Bagi anda yang pernah di opname di rumah sakit, tentu akan
menyaksikan momen saat pergantian (aplusan)
perawat. Tatkala tiba waktu aplusan,
perawat lama akan mendampingi perawat baru berkeliling menengok para pasien. Perawat
yang lepas tugas akan menjelaskan kondisi dan perkembangan terakhir pasien sebelum
diserahterimakan kepada perawat yang menggantikannya. Begitupun dalam aplusan tugas lainnya. Satpam di suatu
perusahaan akan menyerahkan buku besar (stambook)
yang berisi laporan atas kondisi ‘kamtib’

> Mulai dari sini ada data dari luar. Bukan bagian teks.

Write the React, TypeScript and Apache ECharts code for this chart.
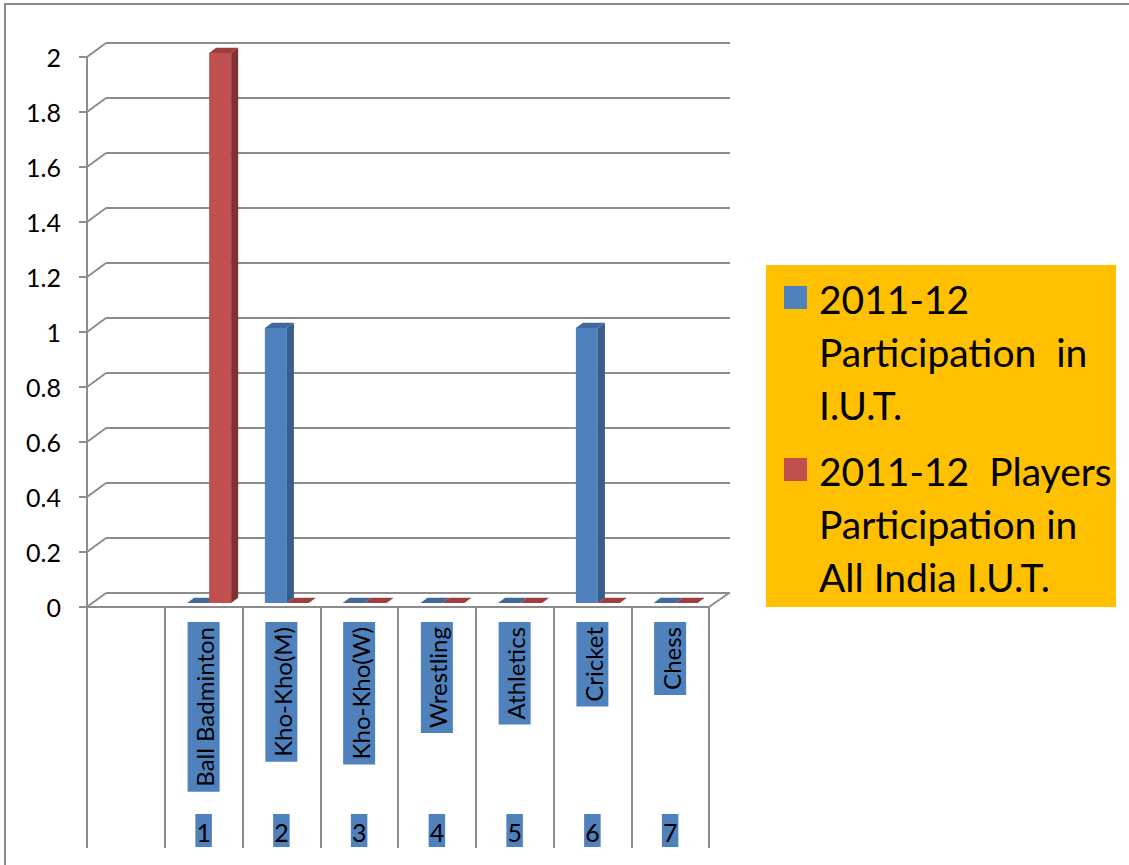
import React, { useEffect, useRef } from "react";
import * as echarts from "echarts";

const categories = ["", "Ball Badminton", "Kho-Kho(M)", "Kho-Kho(W)", "Wrestling", "Athletics", "Cricket", "Chess"];
const categoryNumbers = ["", "1", "2", "3", "4", "5", "6", "7"];
const participationIUT = [null, 0, 1, 0, 0, 0, 1, 0];
const playersAllIndia = [null, 2, 0, 0, 0, 0, 0, 0];
const seriesNames = ["2011-12 Participation  in I.U.T.", "2011-12  Players Participation in All India I.U.T."];
const legendLines = [
  ["2011-12", "Participation  in", "I.U.T."],
  ["2011-12  Players", "Participation in", "All India I.U.T."],
];
const yTicks = [0, 0.2, 0.4, 0.6, 0.8, 1, 1.2, 1.4, 1.6, 1.8, 2];

const FONT = "Lato";
const GRID_COLOR = "#8c8c8c";
const DEPTH = [19, -14];
const FRONT = ["#4F81BD", "#C0504D"];
const SIDE = ["#385D8A", "#7E3231"];
const TOP = ["#41699B", "#9E3F3C"];

function toData(arr: (number | null)[]) {
  const out: number[][] = [];
  arr.forEach((v, i) => {
    if (v !== null) out.push([i, v]);
  });
  return out;
}

function barRenderer(si: number) {
  return (params: any, api: any) => {
    const cat = api.value(0);
    const val = api.value(1);
    const base = api.coord([cat, 0]);
    const top = api.coord([cat, val]);
    const catW = api.size([1, 0])[0];
    const bw = catW * 0.283;
    const d0 = 0.29;
    const dd = 0.37;
    const ox = DEPTH[0] * d0;
    const oy = DEPTH[1] * d0;
    const ddx = DEPTH[0] * dd;
    const ddy = DEPTH[1] * dd;
    const xl = base[0] + (si === 0 ? -bw : 0) + ox;
    const xr = xl + bw;
    const yb = base[1] + oy;
    const yt = top[1] + oy;
    const children: any[] = [];
    if (yb - yt > 0.5) {
      children.push({
        type: "rect",
        shape: { x: xl, y: yt, width: bw, height: yb - yt },
        style: { fill: FRONT[si] },
      });
      children.push({
        type: "polygon",
        shape: { points: [[xr, yt], [xr + ddx, yt + ddy], [xr + ddx, yb + ddy], [xr, yb]] },
        style: { fill: SIDE[si] },
      });
    }
    children.push({
      type: "polygon",
      shape: { points: [[xl, yt], [xl + ddx, yt + ddy], [xr + ddx, yt + ddy], [xr, yt]] },
      style: { fill: TOP[si] },
    });
    return { type: "group", children };
  };
}

function wallRenderer(params: any, api: any) {
  const cs = params.coordSys;
  const v = api.value(1);
  const y = api.coord([0, v])[1];
  const children: any[] = [
    {
      type: "line",
      shape: { x1: cs.x, y1: y, x2: cs.x + DEPTH[0], y2: y + DEPTH[1] },
      style: { stroke: GRID_COLOR, lineWidth: 2 },
    },
  ];
  if (v === 0) {
    children.push({
      type: "line",
      shape: { x1: cs.x + cs.width, y1: y, x2: cs.x + cs.width + DEPTH[0] + 1, y2: y + DEPTH[1] },
      style: { stroke: GRID_COLOR, lineWidth: 2 },
    });
  }
  return { type: "group", children };
}

export default function App() {
  const ref = useRef<HTMLDivElement>(null);
  useEffect(() => {
    if (!ref.current) return;
    const chart = echarts.init(ref.current, null, { renderer: "svg" });
    const legendChildren: any[] = [
      { type: "rect", shape: { x: 766, y: 265, width: 350, height: 342 }, style: { fill: "#FFC000" } },
    ];
    const itemTops = [298, 470];
    legendLines.forEach((lines, i) => {
      legendChildren.push({
        type: "rect",
        shape: { x: 784, y: itemTops[i] - 12, width: 23, height: 23 },
        style: { fill: FRONT[i] },
      });
      legendChildren.push({
        type: "text",
        x: 819,
        y: itemTops[i] - 26,
        style: {
          text: lines.join("\n"),
          fontFamily: FONT,
          fontSize: 39,
          lineHeight: 53,
          fill: "#000",
          verticalAlign: "top",
        },
      });
    });

    const option: any = {
      animation: false,
      backgroundColor: "#fff",
      grid: [
        { left: 87, top: 57, right: 1129 - 709, bottom: 865 - 607 },
        { left: 106, top: 43, right: 1129 - 730, bottom: 865 - 593 },
      ],
      xAxis: [
        {
          type: "category",
          gridIndex: 0,
          position: "bottom",
          data: categories,
          axisLine: { show: true, lineStyle: { color: GRID_COLOR, width: 2 } },
          axisTick: { show: true, interval: 0, length: 241, lineStyle: { color: GRID_COLOR, width: 2 } },
          axisLabel: {
            interval: 0,
            rotate: 90,
            margin: 15,
            formatter: (v: string) => (v ? "{b|" + v + "}" : ""),
            rich: {
              b: {
                backgroundColor: "#4F81BD",
                padding: [5, 5, 3, 5],
                fontSize: 24,
                fontFamily: FONT,
                color: "#000",
              },
            },
          },
        },
        {
          type: "category",
          gridIndex: 0,
          position: "bottom",
          data: categoryNumbers,
          axisLine: { show: false },
          axisTick: { show: false },
          axisLabel: {
            interval: 0,
            margin: 207,
            formatter: (v: string) => (v ? "{n|" + v + "}" : ""),
            rich: {
              n: {
                backgroundColor: "#4F81BD",
                padding: [5, 1, 3, 1],
                fontSize: 25,
                fontFamily: FONT,
                color: "#000",
              },
            },
          },
        },
        {
          type: "category",
          gridIndex: 1,
          data: categories,
          show: false,
        },
      ],
      yAxis: [
        {
          type: "value",
          gridIndex: 0,
          min: 0,
          max: 2,
          interval: 0.2,
          axisLine: { show: true, lineStyle: { color: GRID_COLOR, width: 2 } },
          axisTick: { show: true, length: 8, lineStyle: { color: GRID_COLOR, width: 2 } },
          splitLine: { show: false },
          axisLabel: { fontSize: 25, fontFamily: FONT, color: "#000", margin: 26 },
        },
        {
          type: "value",
          gridIndex: 1,
          min: 0,
          max: 2,
          interval: 0.2,
          axisLine: { show: false },
          axisTick: { show: false },
          axisLabel: { show: false },
          splitLine: { show: true, lineStyle: { color: GRID_COLOR, width: 2 } },
        },
      ],
      series: [
        {
          type: "custom",
          name: "walls",
          xAxisIndex: 0,
          yAxisIndex: 0,
          silent: true,
          z: 1,
          renderItem: wallRenderer,
          data: yTicks.map((v) => [0, v]),
        },
        {
          type: "custom",
          name: seriesNames[0],
          xAxisIndex: 0,
          yAxisIndex: 0,
          z: 3,
          renderItem: barRenderer(0),
          encode: { x: 0, y: 1 },
          data: toData(participationIUT),
        },
        {
          type: "custom",
          name: seriesNames[1],
          xAxisIndex: 0,
          yAxisIndex: 0,
          z: 3,
          renderItem: barRenderer(1),
          encode: { x: 0, y: 1 },
          data: toData(playersAllIndia),
        },
      ],
      graphic: [
        {
          type: "rect",
          shape: { x: 5, y: 4, width: 1200, height: 900 },
          style: { fill: "none", stroke: GRID_COLOR, lineWidth: 2 },
          silent: true,
          z: -1,
        },
        { type: "group", children: legendChildren },
      ],
    };
    chart.setOption(option);
    return () => chart.dispose();
  }, []);
  return (
    <div
      ref={ref}
      style={{ position: "fixed", left: 0, top: 0, width: 1129, height: 865 }}
    />
  );
}
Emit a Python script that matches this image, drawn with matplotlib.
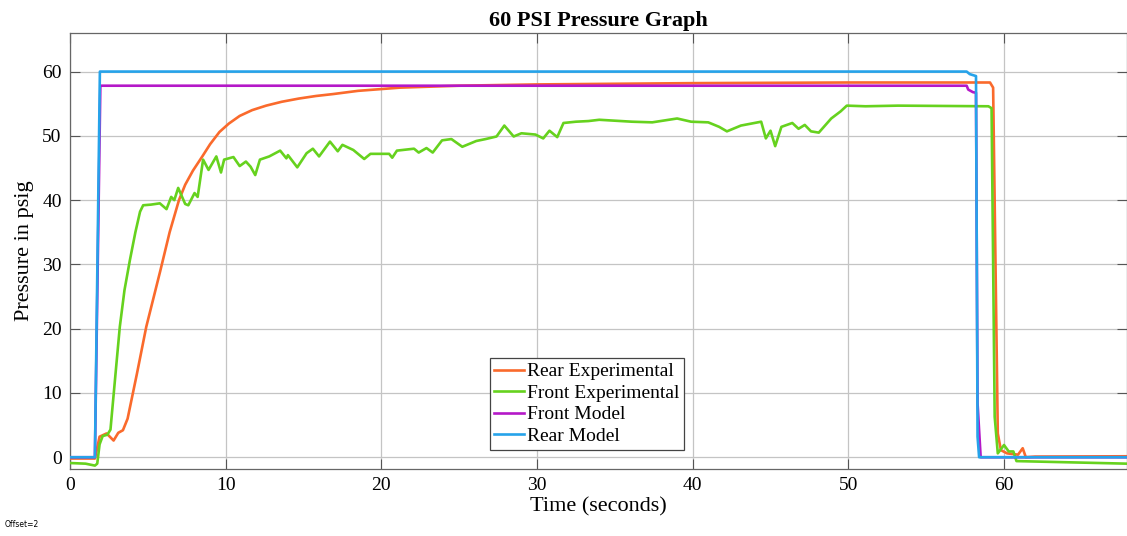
import matplotlib
matplotlib.use("Agg")
import matplotlib.pyplot as plt

# ---- data ----
rear_model_t = [0, 1.6, 1.92, 57.6, 57.8, 58.2, 58.3, 58.4, 67.9]
rear_model_p = [0, 0, 60.0, 60.0, 59.6, 59.3, 3.2, 0.0, 0.0]

front_model_t = [0, 1.6, 1.95, 57.6, 57.7, 58.0, 58.2, 58.3, 58.5, 67.9]
front_model_p = [0, 0, 57.8, 57.8, 57.2, 56.8, 56.7, 8.4, 0.0, 0.0]

rear_exp_t = [0, 1.6, 1.9, 2.35, 2.8, 3.1, 3.4, 3.7, 4.3, 4.9, 5.8, 6.4, 7.0, 7.4, 7.9,
              8.5, 9.0, 9.6, 10.2, 10.9, 11.7, 12.6, 13.6, 14.7, 15.8, 16.9, 18.5,
              21.2, 25.0, 30.0, 40.0, 50.0, 59.1, 59.3, 59.6, 59.8, 60.2, 60.9, 61.2,
              61.4, 62.0, 67.9]
rear_exp_p = [-0.2, -0.2, 3.2, 3.7, 2.6, 3.8, 4.2, 6.0, 13.0, 20.3, 29.0, 35.0, 40.0, 42.4, 44.6,
              46.8, 48.7, 50.6, 51.9, 53.1, 54.0, 54.7, 55.3, 55.8, 56.2, 56.5, 57.0,
              57.5, 57.8, 58.0, 58.2, 58.3, 58.3, 57.5, 3.7, 1.1, 0.6, 0.4, 1.4,
              0.0, 0.1, 0.15]

front_exp_t = [0, 1.0, 1.6, 1.75, 1.9, 2.1, 2.4, 2.6, 2.7, 3.0, 3.2, 3.5, 3.85, 4.2, 4.5,
               4.7, 5.2, 5.77, 6.2, 6.5, 6.7, 6.95, 7.4, 7.6, 8.0, 8.2, 8.55, 8.9, 9.4,
               9.7, 9.9, 10.5, 10.9, 11.3, 11.6, 11.9, 12.2, 12.8, 13.5, 13.9, 14.0,
               14.6, 15.2, 15.6, 16.0, 16.7, 17.2, 17.5, 18.2, 18.9, 19.3, 20.5, 20.7,
               21.0, 22.1, 22.4, 22.9, 23.3, 23.9, 24.5, 25.2, 26.1, 26.7, 27.4, 27.9,
               28.5, 29.0, 29.9, 30.4, 30.8, 31.3, 31.7, 32.5, 33.3, 34.0, 36.1, 37.4,
               39.0, 39.9, 41.0, 41.7, 42.2, 43.1, 44.4, 44.7, 45.0, 45.3, 45.7, 46.4,
               46.8, 47.2, 47.6, 48.1, 48.9, 49.5, 49.9, 51.1, 53.2, 59.0, 59.2, 59.4,
               59.6, 60.0, 60.3, 60.6, 60.8, 67.9]
front_exp_p = [-0.9, -1.0, -1.3, -1.0, 2.0, 3.3, 3.5, 4.3, 7.0, 15.0, 20.3, 26.0, 30.7, 35.0, 38.2,
               39.2, 39.3, 39.5, 38.6, 40.5, 40.0, 41.9, 39.4, 39.2, 41.1, 40.5, 46.3, 44.7, 46.8,
               44.3, 46.3, 46.7, 45.3, 46.0, 45.2, 43.9, 46.3, 46.8, 47.7, 46.5, 47.0,
               45.1, 47.3, 48.0, 46.8, 49.1, 47.6, 48.6, 47.8, 46.4, 47.2, 47.2, 46.6,
               47.7, 48.0, 47.4, 48.1, 47.4, 49.3, 49.5, 48.3, 49.2, 49.5, 49.9, 51.6,
               49.9, 50.4, 50.2, 49.6, 50.8, 49.8, 52.0, 52.2, 52.3, 52.5, 52.2, 52.1,
               52.7, 52.2, 52.1, 51.4, 50.7, 51.6, 52.2, 49.6, 50.8, 48.4, 51.4, 52.0,
               51.1, 51.7, 50.7, 50.5, 52.7, 53.8, 54.7, 54.6, 54.7, 54.6, 54.3, 6.3,
               0.6, 1.9, 0.9, 0.9, -0.6, -1.0]

x_ticks = [0, 10, 20, 30, 40, 50, 60]
y_ticks = [0, 10, 20, 30, 40, 50, 60]

series_labels = ["Rear Experimental", "Front Experimental", "Front Model", "Rear Model"]
series_colors = ["#FA6A2C", "#66D21E", "#B418C8", "#26A3EA"]

# ---- plot ----
plt.rcParams['font.family'] = ['Liberation Serif', 'DejaVu Serif']
fig = plt.figure(figsize=(11.27, 5.36), dpi=100)
ax = fig.add_axes([70 / 1127, 1 - 469 / 536, 1 - 70 / 1127, (469 - 33) / 536])

lw = 1.9
l1, = ax.plot(rear_exp_t, rear_exp_p, color=series_colors[0], lw=lw, zorder=3)
l2, = ax.plot(front_exp_t, front_exp_p, color=series_colors[1], lw=lw, zorder=3)
l3, = ax.plot(front_model_t, front_model_p, color=series_colors[2], lw=lw, zorder=4)
l4, = ax.plot(rear_model_t, rear_model_p, color=series_colors[3], lw=lw, zorder=5)

ax.set_xlim(0, 67.9)
ax.set_ylim(-1.83, 66.0)
ax.set_xticks(x_ticks)
ax.set_yticks(y_ticks)
ax.grid(True, color="#c4c4c4", lw=0.9)
ax.set_axisbelow(True)
ax.tick_params(direction='in', length=7, width=0.8, color="#555555",
               labelsize=14, top=True, right=True, pad=6)
for s in ax.spines.values():
    s.set_color("#666666")
    s.set_linewidth(0.9)

ax.set_title("60 PSI Pressure Graph", fontsize=16, fontweight='bold', pad=5)
ax.set_xlabel("Time (seconds)", fontsize=16, labelpad=2)
ax.set_ylabel("Pressure in psig", fontsize=16, labelpad=6)

leg = ax.legend([l1, l2, l3, l4], series_labels, loc='lower left',
                bbox_to_anchor=(0.397, 0.044), borderaxespad=0, fontsize=14,
                handlelength=1.5, handletextpad=0.15, labelspacing=0.2,
                borderpad=0.25, fancybox=False, framealpha=1, edgecolor="#444444")
leg.get_frame().set_linewidth(0.9)

fig.text(5 / 1127, 1 - 527 / 536, "Offset=2", fontsize=5.5, family='DejaVu Sans')

fig.savefig("out.png", dpi=100)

yang ada di perusahaan. Gunanya tentu agar petugas yang baru tahu kondisi real
terakhir yang ia akan hadapi saat bertugas kedepan. Inilah yang dinamakan serah
terima tugas.
Nah, bila pada level bawah (perawat di rumah sakit, dan
satpam di perkantoran) ada kebiasaan serah terima tugas, tentu pada level
pemerintahan (sipil maupun militer) lebih canggih lagi. Bila terjadi pergantian
pejabat, maka di pemerintahan dikenal dengan istilah “Sertijab” atau serah
terima jabatan. Maksudnya tentu agar pejabat baru mengetahui medan tugas serta
apa yang mesti dikerjakan olehnya. Sertijab ini juga semacam perpisahan pejabat
lama dan perkenalan pejabat baru kepada para staf kantornya. Sertijab ini bisa
juga dimaknai sebagai kesinambungan kerja, dimana, jangan sampai terjadi, yang
akan dikerjakan oleh pejabat baru, justru telah digarap oleh pejabat lama,
misalnya. Tentu, yang paling utama dari acara serah terima jabatan ini adalah
ada pengoperan atau pengalihan tanggung
jawab dan wewenang dari pejabat lama ke pejabat baru.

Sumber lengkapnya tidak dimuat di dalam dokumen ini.